STATED TASK:
Drop every picture. Then return, exactly, the lines from the beginning of the listing below through the one containing "const temps = d3.range(0, 41);".

DATA PROVIDED:
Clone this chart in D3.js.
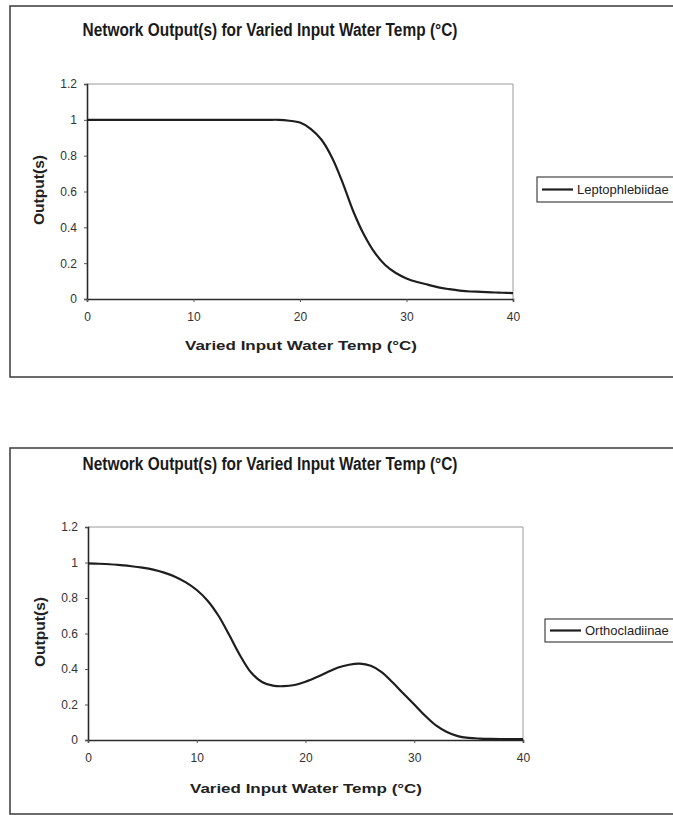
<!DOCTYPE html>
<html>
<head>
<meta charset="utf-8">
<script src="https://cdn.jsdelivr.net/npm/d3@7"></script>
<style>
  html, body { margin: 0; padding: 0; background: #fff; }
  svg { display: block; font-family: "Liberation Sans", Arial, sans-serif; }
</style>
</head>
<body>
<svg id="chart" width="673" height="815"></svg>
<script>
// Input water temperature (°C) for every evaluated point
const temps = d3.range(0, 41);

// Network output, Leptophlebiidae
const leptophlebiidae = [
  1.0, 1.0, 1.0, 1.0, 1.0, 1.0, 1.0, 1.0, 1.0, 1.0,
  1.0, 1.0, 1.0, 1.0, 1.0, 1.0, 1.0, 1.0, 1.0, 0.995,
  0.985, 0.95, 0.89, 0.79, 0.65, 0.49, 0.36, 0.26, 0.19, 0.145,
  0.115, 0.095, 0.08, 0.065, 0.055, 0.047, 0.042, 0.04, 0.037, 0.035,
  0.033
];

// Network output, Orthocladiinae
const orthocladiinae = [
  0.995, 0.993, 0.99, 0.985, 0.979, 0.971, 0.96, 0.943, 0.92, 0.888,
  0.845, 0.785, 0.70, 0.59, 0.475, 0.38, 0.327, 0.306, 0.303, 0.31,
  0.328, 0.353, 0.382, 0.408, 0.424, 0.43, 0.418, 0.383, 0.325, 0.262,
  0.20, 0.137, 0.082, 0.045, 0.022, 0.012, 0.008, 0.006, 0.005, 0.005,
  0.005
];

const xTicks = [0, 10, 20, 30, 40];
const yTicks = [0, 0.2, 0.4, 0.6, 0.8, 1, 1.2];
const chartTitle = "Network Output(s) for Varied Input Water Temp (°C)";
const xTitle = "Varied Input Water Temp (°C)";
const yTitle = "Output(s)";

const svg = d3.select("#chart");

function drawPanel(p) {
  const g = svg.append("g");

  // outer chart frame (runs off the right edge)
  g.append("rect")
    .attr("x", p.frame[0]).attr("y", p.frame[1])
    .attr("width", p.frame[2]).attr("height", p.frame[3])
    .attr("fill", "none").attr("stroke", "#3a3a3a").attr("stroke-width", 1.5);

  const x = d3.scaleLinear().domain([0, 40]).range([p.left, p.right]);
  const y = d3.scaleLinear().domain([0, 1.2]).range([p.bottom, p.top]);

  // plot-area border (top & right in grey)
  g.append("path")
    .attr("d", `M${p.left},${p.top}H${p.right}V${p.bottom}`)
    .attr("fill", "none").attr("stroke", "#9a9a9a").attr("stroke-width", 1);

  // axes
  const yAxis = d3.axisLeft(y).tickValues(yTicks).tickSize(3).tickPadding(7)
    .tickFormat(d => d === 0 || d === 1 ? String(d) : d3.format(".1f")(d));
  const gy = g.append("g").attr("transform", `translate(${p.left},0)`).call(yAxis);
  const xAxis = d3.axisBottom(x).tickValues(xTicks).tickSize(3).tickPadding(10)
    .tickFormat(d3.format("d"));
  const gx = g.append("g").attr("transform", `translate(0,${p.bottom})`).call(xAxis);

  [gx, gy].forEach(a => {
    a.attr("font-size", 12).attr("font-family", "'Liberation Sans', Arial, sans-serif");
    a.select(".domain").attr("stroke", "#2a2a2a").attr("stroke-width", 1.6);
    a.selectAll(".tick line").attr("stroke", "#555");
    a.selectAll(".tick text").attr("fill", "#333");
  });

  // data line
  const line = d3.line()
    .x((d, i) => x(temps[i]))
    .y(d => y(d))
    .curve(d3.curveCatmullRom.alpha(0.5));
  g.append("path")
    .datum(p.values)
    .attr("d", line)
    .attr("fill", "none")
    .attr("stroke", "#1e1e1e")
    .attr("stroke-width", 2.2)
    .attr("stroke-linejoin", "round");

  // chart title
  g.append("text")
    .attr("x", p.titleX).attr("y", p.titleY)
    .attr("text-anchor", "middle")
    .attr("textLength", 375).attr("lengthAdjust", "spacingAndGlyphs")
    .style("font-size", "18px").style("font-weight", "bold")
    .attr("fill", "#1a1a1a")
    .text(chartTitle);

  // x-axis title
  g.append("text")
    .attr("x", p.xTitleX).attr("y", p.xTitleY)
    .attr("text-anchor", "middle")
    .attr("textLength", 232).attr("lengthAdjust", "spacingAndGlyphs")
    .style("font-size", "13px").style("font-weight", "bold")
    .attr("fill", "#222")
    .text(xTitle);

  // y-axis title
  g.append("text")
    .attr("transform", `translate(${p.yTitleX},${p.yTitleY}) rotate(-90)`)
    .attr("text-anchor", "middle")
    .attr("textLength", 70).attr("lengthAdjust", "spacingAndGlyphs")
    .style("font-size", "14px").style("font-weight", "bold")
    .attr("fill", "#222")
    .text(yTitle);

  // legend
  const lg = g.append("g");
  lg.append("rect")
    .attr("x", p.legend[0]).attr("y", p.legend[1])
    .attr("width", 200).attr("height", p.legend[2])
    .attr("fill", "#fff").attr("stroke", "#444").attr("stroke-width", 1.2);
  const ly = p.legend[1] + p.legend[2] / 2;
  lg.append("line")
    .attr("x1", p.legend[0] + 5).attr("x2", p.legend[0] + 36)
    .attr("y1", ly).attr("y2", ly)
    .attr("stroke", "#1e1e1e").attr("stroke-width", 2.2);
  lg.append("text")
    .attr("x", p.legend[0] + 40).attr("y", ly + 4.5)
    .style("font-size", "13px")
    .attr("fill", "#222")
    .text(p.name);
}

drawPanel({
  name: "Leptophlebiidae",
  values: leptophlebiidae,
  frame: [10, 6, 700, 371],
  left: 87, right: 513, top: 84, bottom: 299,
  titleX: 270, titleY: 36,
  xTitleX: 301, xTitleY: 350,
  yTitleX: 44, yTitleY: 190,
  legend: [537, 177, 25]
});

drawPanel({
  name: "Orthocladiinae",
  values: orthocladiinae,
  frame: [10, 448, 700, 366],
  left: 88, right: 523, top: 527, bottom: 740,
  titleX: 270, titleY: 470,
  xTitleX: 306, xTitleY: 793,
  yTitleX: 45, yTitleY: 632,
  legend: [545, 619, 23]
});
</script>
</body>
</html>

FINAL ANSWER:
Clone this chart in D3.js.
<!DOCTYPE html>
<html>
<head>
<meta charset="utf-8">
<script src="https://cdn.jsdelivr.net/npm/d3@7"></script>
<style>
  html, body { margin: 0; padding: 0; background: #fff; }
  svg { display: block; font-family: "Liberation Sans", Arial, sans-serif; }
</style>
</head>
<body>
<svg id="chart" width="673" height="815"></svg>
<script>
// Input water temperature (°C) for every evaluated point
const temps = d3.range(0, 41);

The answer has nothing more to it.